Elements of a Nowcast System
TODO:
Python package; e.g. SalishSeaNowcast
version control is highly recommended
nowcast system configuration
workers
next_workers module
process management with supervisor
distribute releases via an anaconda.org channel or conda-forge
Logging
TODO:
logging levels and readability of log files
log file rotation and growth limitation
environment variable substitution in logging config
serve log files on web page if possible, or use log aggregation service
exception logging to Sentry
machine readable logging; JSON via Driftwood
Next Workers Module
TODO
Handling Worker Race Conditions
Occasionally when a collection of workers are launched to run concurrently by returning a list of nemo_nowcast.worker.NextWorker
instances from a next_workers.after_*()
function a race condition is created among two or more of the workers.
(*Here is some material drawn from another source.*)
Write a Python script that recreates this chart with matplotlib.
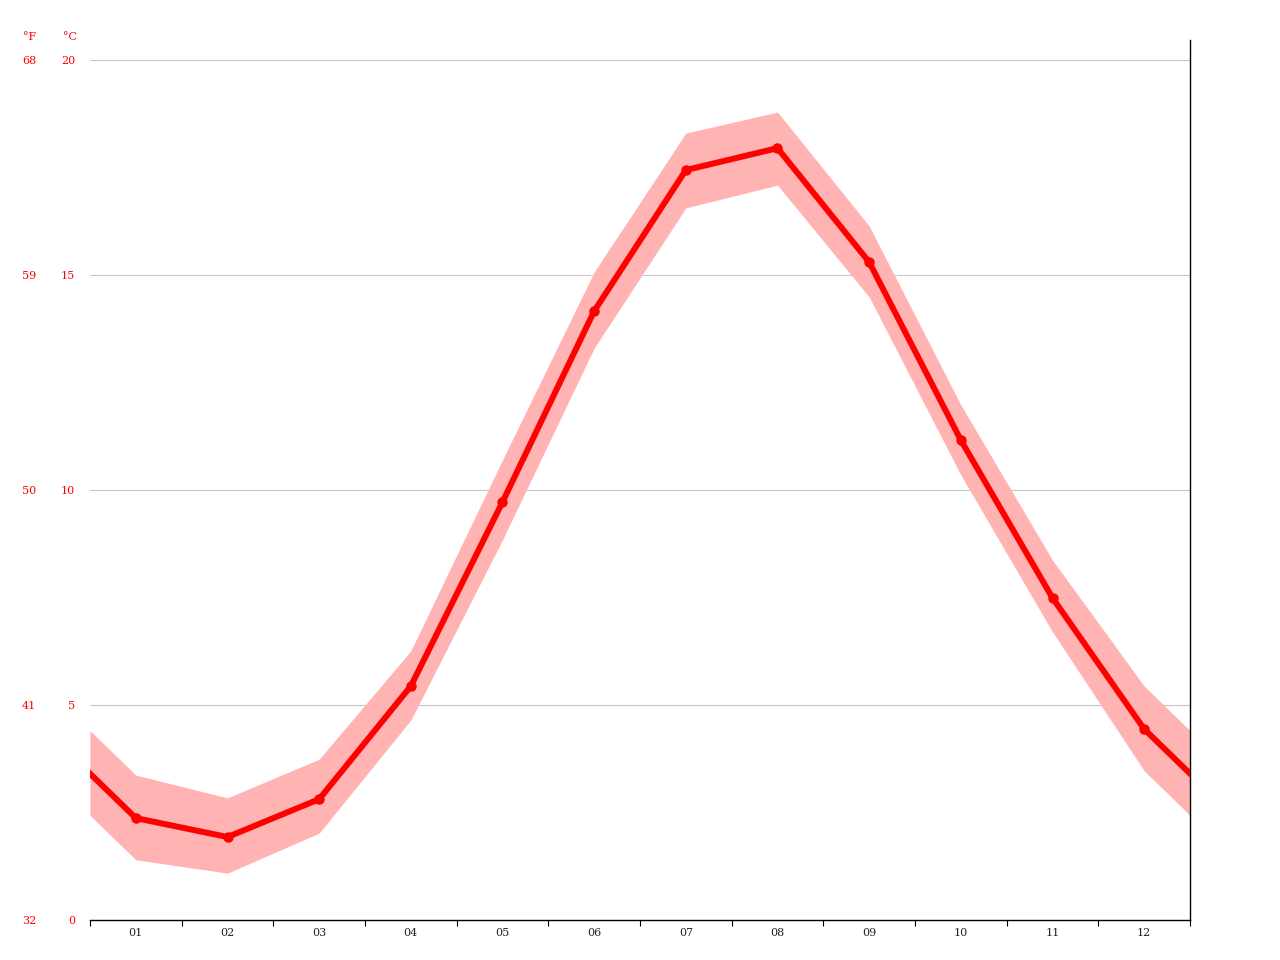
import numpy as np
import matplotlib.pyplot as plt

# monthly temperatures (deg C)
months = ['01', '02', '03', '04', '05', '06', '07', '08', '09', '10', '11', '12']
t_mean = [2.37, 1.93, 2.81, 5.44, 9.72, 14.16, 17.44, 17.95, 15.30, 11.16, 7.49, 4.44]
t_high = [3.37, 2.84, 3.74, 6.26, 10.70, 15.07, 18.30, 18.79, 16.14, 11.98, 8.37, 5.44]
t_low = [1.40, 1.09, 2.02, 4.65, 8.84, 13.30, 16.56, 17.09, 14.49, 10.35, 6.70, 3.47]
c_ticks = [0, 5, 10, 15, 20]
f_ticks = ['32', '41', '50', '59', '68']

def wrap(v):
    # extend the year to the half-month edges (Dec -> Jan wrap)
    edge = (v[0] + v[-1]) / 2.0
    return [edge] + list(v) + [edge]

x = np.arange(1, 13)
xw = np.concatenate([[0.5], x, [12.5]])

fig = plt.figure(figsize=(12.8, 9.6), dpi=100)
ax = fig.add_axes([90/1280, 1 - 920/960, 1100/1280, 880/960])
ymax = 20 + 20/43.0

for c in c_ticks[1:]:
    ax.axhline(c, color='#c8c8c8', lw=0.8, zorder=1)

ax.fill_between(xw, wrap(t_low), wrap(t_high), color='#ffb3b3', lw=0, zorder=2)
ax.plot(xw, wrap(t_mean), color='#ff0000', lw=4.3, zorder=3, solid_joinstyle='round')
ax.plot(x, t_mean, 'o', color='#ff0000', ms=6.5, zorder=4)

ax.set_xlim(0.5, 12.5)
ax.set_ylim(0, ymax)

for s in ['left', 'top']:
    ax.spines[s].set_visible(False)
ax.spines['right'].set_color('black')
ax.spines['bottom'].set_color('black')
ax.spines['right'].set_linewidth(1.0)
ax.spines['bottom'].set_linewidth(1.0)

ax.set_xticks(x)
ax.set_xticklabels(months, fontsize=8, family='DejaVu Serif', color='#222222')
ax.tick_params(axis='x', which='major', length=0, pad=6)
ax.set_xticks(np.arange(0.5, 12.6, 1), minor=True)
ax.tick_params(axis='x', which='minor', length=4, width=0.8, direction='out', color='black')
ax.set_yticks([])

tr = ax.get_yaxis_transform()
for c, f in zip(c_ticks, f_ticks):
    ax.text(-0.0136, c, str(c), transform=tr, ha='right', va='center_baseline',
            fontsize=8, family='DejaVu Serif', color='#ff0000')
    ax.text(-0.049, c, f, transform=tr, ha='right', va='center_baseline',
            fontsize=8, family='DejaVu Serif', color='#ff0000')
fig.text(36/1280, 1 - 36/960, '°F', ha='right', va='center_baseline',
         fontsize=8, family='DejaVu Serif', color='#ff0000')
fig.text(77/1280, 1 - 36/960, '°C', ha='right', va='center_baseline',
         fontsize=8, family='DejaVu Serif', color='#ff0000')

fig.savefig('out.png', dpi=100)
When that happens it is impossible to know when of the racing workers after_*()
functions to have return NextWorker
instance(s) for the next step of the automation.
A concrete example of that situation is in the Salish Sea Nowcast system where nowcast.next_workers.after_collect_weather()
includes the grib_to_netcdf and download_live_ocean workers in the list of next workers that it returns.
That results in a race conditions between the grib_to_netcdf and make_live_ocean_files workers that can allow the upload_forcing workers to run before the grib_to_netcdf worker finishes,
causing the atmospheric forcing files to be incomplete for some of the NEMO runs.
To mitigate that situation we can return a 2-tuple from after_collect_weather()
.
The first element of the tuple is the ususal list of NextWorker
instances.
The second element is a set
of worker names involved in the race condition,
for example:
next_workers =
[
NextWorker("nowcast.workers.get_NeahBay_ssh", args=["nowcast"]),
NextWorker("nowcast.workers.grib_to_netcdf", args=["nowcast+"]),
NextWorker("nowcast.workers.download_live_ocean"),
]
)
race_condition_workers = {"grib_to_netcdf", "make_live_ocean_files"}
return next_workers, race_condition_workers
When the Manager sees a set of race condition workers returned from an after_*()
function it sets up a data structure to manage the race condition.
As each of the workers in the race condition set finishes the NextWorker
instance(s) they return are accumulated in a list instead of being launched immediately.
Once all of the race condition workers have finished the accumulated list of NextWorker
instances is launched.
debug()
level logging messages that describe the progress of the race conditions management are emitted.
Note
At present only one race condition can be managed at a time.